In all the tinkering since Kenneth Baker's so-called Great Education Reform Act of 1988, the emphasis has been on prescribing what teachers should teach and on testing children to make sure they have learnt it. It is the managerial model of centralised state control, all targets and directives and guidelines backed up by inspections and assessments. It is the method applied enthusiastically by Labour to all the public services, but the one which is least suited to education.

It has produced a generation of children who have sat more public exams than any before them. The space for spontaneity, creativity and that now much-despised word, play, has been squeezed, along with that for music, sport, languages and anything a bit different.

Of course, public exams and standardised national tests are important, but they do not in themselves constitute education. They are merely quality control and certification.

A sensible education system would try to have fewer tests and exams but make sure they were more reliable and better tailored to their purposes. Indeed, it would be easier to maintain confidence in exam standards if present resources were expended on setting, marking and checking far fewer papers.
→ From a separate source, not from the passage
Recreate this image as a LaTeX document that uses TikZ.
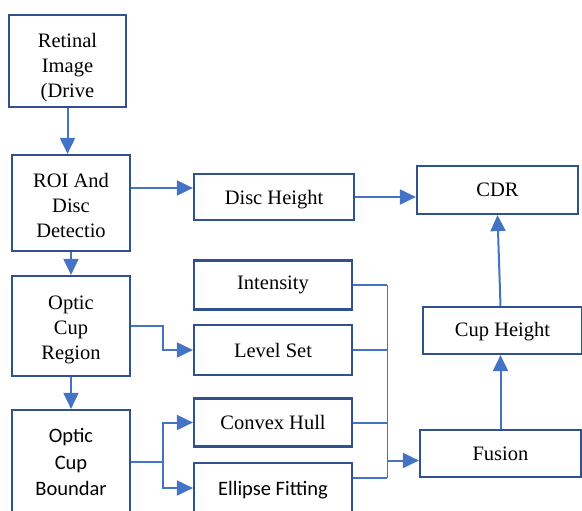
\documentclass[tikz,border=0pt]{standalone}
\usepackage{fontspec}
\setmainfont{Liberation Serif}
\newfontfamily\timesf{Liberation Serif}
\newfontfamily\calibri{Carlito}
\usetikzlibrary{arrows.meta}
\definecolor{boxblue}{HTML}{2F528F}
\definecolor{arrblue}{HTML}{4472C4}
\begin{document}
\begin{tikzpicture}[x=1pt,y=-1pt,
  box/.style={draw=boxblue, line width=2.2pt, align=center, inner sep=0pt, fill=white,
    font=\timesf\fontsize{20.5}{25}\selectfont},
  sansbox/.style={box, font=\calibri\fontsize{20.5}{26.5}\selectfont},
  txt/.style={align=center, inner sep=0pt, font=\timesf\fontsize{20.5}{25}\selectfont},
  sanstxt/.style={txt, font=\calibri\fontsize{20.5}{26.5}\selectfont},
  arr/.style={draw=arrblue, line width=2pt, -{Triangle[length=16pt,width=15pt]}},
  thinline/.style={draw=arrblue, line width=1.1pt},
  midline/.style={draw=arrblue, line width=2pt}]
\useasboundingbox (0,0) rectangle (582,511);
% left column
\node[box, minimum width=117pt, minimum height=92pt] (ret) at (67.5,61) {};
\node[txt] (rett) at ([yshift=-7pt]ret.center) {Retinal\\Image\\(Drive};
\node[box, minimum width=118pt, minimum height=96pt] (roi) at (71,203) {};
\node[txt] (roit) at ([yshift=-2pt]roi.center) {ROI And\\Disc\\Detectio};
\node[box, minimum width=118pt, minimum height=100pt] (ocr) at (71,326) {};
\node[txt] (ocrt) at ([yshift=-3.5pt]ocr.center) {Optic\\Cup\\Region};
\node[sansbox, minimum width=118pt, minimum height=104pt] (ocb) at (71,462) {Optic\\Cup\\Boundar};
% middle column
\node[box, minimum width=160pt, minimum height=46pt] (dh) at (274,197) {};
\node[txt] (dht) at ([yshift=-2.5pt]dh.center) {Disc Height};
\node[box, minimum width=158pt, minimum height=49pt] (int) at (273,285) {Intensity};
\node[box, minimum width=158pt, minimum height=50pt] (ls) at (273,350) {Level Set};
\node[box, minimum width=158pt, minimum height=48pt] (ch) at (273,422.5) {Convex Hull};
\node[box, minimum width=158pt, minimum height=50pt] (ef) at (273,488) {};
\node[sanstxt] (eft) at ([yshift=-2.5pt]ef.center) {Ellipse Fitting};
% right column
\node[box, minimum width=161pt, minimum height=48pt] (cdr) at (497.5,190) {CDR};
\node[box, minimum width=159pt, minimum height=47pt] (cuph) at (502.5,330.5) {};
\node[txt] (cupht) at ([yshift=-1.5pt]cuph.center) {Cup Height};
\node[box, minimum width=161pt, minimum height=47pt] (fus) at (500.5,453.5) {Fusion};
% left connectors
\draw[arr] (ret.south) -- (ret.south |- roi.north);
\draw[arr] (roi.south) -- (ocr.north);
\draw[arr] (ocr.south) -- (ocb.north);
\draw[arr] ([yshift=15pt]roi.east) -- ([yshift=15pt]roi.east -| dh.west);
\draw[arr] (ocr.east) -- ++(32,0) |- (ls.west);
\draw[midline] (ocb.east) -- ++(32,0) coordinate (ocbj);
\draw[arr] (ocbj) |- (ch.west);
\draw[arr] (ocbj) |- (ef.west);
% disc height to CDR
\draw[arr] (dh.east) -- (dh.east -| cdr.west);
% fusion bus
\coordinate (bus) at ([xshift=34pt]int.east);
\draw[thinline] (int.east) -- (bus);
\draw[thinline] (ls.east) -- (ls.east -| bus);
\draw[midline] (ch.east) -- (ch.east -| bus);
\draw[thinline] ([yshift=10pt]ef.east) -- ([yshift=10pt]ef.east -| bus);
\draw[thinline] (bus) -- ([yshift=10pt]ef.east -| bus);
\draw[arr] ([yshift=-7pt]fus.west -| bus) -- ([yshift=-7pt]fus.west);
% right column arrows
\draw[arr] (fus.north) -- (fus.north |- cuph.south);
\draw[arr] (fus.north |- cuph.north) -- (cdr.south);
\end{tikzpicture}
\end{document}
For that reason, The Independent has long argued that GCSEs should be abolished, except for a simple test of basic skills, and that they should be replaced by internal school tests.

Equally, adding a new tier of exams (the A-S part of A-levels) at the lower sixth level was a mistake. A single batch of public exams at age 18 to assess students for university entrance is enough.

The prescribe-and-test model has gone too far in primary schools, too, despite the fact that it is widely credited with helping to raise standards over the past five years. That improvement in literacy and numeracy skills is the result of more rigorous teaching methods, but they could be even more successful if they were not pushed on four-year-olds, many of whom are too young. The obsession with tests means that children start formal learning too early, and earlier in Britain than in most other countries. In several other European countries, children do not start full-time compulsory education until the age of six or seven.

Cutting back on testing should be part of a much wider devolution of power to schools and, through them, to parents and children. As increasing numbers of people are discovering around this time each year, the ideal of parent choice in education is a false promise. Despite cosmetic attempts at specialisation, state schools are all trying to do the same things within a highly structured national curriculum. It is not surprising, then, that league tables, which measure performance inadequately over a narrow range of subjects, assume such importance. This emphasis discourages experimentation, a principle which ought to be at the heart of a system of education rather than rote learning.

Real choice will only be possible if the state prescribes a smaller core and encourages a variety of providers to offer widely differing kinds of education. Sadly, we are a long way from a modern ideal of liberal education – liberal in the sense of transferring power from the state to individuals and families. But if this week's crisis of confidence helps push us in that direction, some good may yet come of it.